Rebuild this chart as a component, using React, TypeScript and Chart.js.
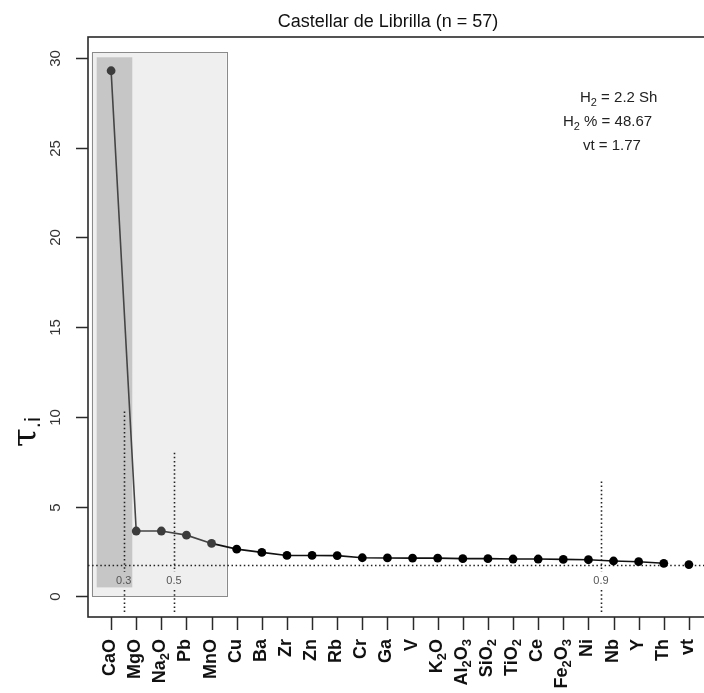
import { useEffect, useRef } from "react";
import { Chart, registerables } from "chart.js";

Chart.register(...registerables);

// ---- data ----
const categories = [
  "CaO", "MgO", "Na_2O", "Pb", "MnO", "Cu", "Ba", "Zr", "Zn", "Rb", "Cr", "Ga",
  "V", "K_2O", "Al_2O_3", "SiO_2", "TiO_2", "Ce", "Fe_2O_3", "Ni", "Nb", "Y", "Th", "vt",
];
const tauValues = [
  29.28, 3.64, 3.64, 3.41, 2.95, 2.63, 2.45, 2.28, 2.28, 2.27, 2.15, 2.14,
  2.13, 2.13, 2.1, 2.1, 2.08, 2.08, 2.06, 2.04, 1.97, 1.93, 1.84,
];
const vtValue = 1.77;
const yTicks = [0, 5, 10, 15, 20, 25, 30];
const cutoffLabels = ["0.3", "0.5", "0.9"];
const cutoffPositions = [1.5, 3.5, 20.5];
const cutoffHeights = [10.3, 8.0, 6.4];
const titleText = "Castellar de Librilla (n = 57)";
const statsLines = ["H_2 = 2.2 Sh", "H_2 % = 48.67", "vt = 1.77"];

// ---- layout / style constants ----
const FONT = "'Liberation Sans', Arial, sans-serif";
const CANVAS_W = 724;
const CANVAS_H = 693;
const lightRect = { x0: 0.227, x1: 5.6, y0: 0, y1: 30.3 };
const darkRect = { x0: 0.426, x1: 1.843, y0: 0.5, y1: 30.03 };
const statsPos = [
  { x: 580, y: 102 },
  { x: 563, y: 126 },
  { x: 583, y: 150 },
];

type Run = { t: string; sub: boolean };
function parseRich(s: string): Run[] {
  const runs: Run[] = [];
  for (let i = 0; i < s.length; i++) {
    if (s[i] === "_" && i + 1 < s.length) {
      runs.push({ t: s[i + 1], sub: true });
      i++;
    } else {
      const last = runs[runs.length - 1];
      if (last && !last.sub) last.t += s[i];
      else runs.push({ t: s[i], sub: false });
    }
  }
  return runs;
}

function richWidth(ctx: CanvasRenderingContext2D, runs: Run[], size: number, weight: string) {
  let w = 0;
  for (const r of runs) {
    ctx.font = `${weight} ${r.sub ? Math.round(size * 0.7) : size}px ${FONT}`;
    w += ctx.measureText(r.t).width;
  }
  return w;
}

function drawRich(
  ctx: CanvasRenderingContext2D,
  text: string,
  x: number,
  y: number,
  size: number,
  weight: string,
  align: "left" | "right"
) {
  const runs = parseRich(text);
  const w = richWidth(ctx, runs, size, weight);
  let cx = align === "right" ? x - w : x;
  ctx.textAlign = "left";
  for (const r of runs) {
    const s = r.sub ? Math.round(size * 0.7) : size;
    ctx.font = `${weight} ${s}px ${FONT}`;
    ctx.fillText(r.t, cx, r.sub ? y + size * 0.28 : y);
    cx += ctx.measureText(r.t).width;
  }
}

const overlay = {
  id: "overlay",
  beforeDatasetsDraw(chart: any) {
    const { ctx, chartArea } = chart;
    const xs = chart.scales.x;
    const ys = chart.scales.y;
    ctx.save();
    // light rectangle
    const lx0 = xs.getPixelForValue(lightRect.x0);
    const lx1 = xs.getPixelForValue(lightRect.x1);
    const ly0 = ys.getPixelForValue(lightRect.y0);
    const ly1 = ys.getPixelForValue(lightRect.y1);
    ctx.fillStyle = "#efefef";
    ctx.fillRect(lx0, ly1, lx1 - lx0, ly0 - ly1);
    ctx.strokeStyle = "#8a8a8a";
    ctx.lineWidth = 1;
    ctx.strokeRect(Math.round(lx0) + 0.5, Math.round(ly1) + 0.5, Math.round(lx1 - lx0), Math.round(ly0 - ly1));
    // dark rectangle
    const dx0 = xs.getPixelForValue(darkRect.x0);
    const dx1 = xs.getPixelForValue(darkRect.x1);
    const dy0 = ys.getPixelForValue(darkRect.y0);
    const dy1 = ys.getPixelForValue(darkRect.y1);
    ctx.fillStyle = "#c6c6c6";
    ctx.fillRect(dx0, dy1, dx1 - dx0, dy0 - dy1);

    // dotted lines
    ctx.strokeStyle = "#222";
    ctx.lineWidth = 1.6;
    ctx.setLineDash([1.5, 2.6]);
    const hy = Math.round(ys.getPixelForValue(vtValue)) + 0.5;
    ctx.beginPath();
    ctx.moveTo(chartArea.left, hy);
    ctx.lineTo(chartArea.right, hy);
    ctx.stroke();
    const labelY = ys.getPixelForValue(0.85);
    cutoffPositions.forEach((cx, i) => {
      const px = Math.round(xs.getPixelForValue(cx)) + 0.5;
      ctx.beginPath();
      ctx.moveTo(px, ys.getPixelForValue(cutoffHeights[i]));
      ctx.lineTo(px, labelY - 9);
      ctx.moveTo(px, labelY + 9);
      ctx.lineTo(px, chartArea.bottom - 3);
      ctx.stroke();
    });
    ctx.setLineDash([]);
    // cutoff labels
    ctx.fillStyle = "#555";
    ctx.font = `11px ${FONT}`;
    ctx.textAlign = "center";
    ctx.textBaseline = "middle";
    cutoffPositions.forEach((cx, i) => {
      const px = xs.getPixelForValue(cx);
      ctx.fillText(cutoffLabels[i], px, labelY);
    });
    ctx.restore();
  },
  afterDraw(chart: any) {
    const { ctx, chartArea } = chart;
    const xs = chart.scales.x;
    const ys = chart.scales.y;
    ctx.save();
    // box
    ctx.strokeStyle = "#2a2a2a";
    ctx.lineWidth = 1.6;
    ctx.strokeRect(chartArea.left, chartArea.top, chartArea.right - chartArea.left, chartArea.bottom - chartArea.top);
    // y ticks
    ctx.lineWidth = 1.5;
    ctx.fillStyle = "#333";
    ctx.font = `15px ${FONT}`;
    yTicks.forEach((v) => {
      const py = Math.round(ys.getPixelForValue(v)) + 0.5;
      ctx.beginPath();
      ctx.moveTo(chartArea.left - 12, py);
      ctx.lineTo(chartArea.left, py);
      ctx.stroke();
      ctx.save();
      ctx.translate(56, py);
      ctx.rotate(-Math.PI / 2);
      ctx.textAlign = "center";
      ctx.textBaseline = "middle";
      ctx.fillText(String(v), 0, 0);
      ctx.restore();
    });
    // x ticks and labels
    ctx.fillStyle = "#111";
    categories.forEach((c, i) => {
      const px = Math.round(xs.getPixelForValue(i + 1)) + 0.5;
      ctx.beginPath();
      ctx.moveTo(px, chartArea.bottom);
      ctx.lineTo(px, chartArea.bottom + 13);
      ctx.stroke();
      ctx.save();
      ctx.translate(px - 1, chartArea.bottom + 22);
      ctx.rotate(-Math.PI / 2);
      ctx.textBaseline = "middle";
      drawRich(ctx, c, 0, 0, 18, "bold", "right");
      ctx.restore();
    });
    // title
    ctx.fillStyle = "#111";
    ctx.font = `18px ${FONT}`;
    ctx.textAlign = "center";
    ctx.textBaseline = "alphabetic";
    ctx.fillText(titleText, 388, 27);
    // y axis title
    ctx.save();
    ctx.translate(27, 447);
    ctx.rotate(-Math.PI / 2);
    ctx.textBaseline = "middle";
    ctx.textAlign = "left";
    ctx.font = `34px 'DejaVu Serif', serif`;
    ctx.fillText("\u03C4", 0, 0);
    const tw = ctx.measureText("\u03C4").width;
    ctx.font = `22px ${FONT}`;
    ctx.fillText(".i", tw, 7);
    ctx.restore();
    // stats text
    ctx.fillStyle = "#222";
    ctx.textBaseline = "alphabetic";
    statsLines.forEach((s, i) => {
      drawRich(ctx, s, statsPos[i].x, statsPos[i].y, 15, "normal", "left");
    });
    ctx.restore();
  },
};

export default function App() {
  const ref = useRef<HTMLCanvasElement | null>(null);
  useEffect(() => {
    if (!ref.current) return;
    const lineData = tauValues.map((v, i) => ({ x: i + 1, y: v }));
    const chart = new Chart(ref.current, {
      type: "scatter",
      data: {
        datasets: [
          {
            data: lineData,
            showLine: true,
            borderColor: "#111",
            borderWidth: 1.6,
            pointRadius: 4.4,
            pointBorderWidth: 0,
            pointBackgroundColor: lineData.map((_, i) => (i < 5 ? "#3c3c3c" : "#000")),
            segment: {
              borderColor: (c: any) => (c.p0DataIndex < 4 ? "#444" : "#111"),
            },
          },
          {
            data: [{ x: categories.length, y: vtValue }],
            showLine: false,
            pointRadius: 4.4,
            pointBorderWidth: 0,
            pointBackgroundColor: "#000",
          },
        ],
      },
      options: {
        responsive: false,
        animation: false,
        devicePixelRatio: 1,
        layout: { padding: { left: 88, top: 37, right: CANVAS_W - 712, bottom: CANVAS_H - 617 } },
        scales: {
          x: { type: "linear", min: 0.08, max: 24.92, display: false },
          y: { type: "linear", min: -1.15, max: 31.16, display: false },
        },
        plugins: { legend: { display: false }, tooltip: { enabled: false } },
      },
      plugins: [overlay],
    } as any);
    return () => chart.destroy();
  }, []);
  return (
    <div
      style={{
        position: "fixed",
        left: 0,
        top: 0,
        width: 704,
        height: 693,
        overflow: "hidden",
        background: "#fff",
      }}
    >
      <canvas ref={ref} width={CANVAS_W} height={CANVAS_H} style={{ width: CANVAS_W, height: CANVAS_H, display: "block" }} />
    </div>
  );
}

----------------------------------------

The lines from the start of the data through the line that contains "Chart.register(...registerables);" are to be returned exactly, please, with both ends included and every picture left out.

Rebuild this chart as a component, using React, TypeScript and Chart.js.
import { useEffect, useRef } from "react";
import { Chart, registerables } from "chart.js";

Chart.register(...registerables);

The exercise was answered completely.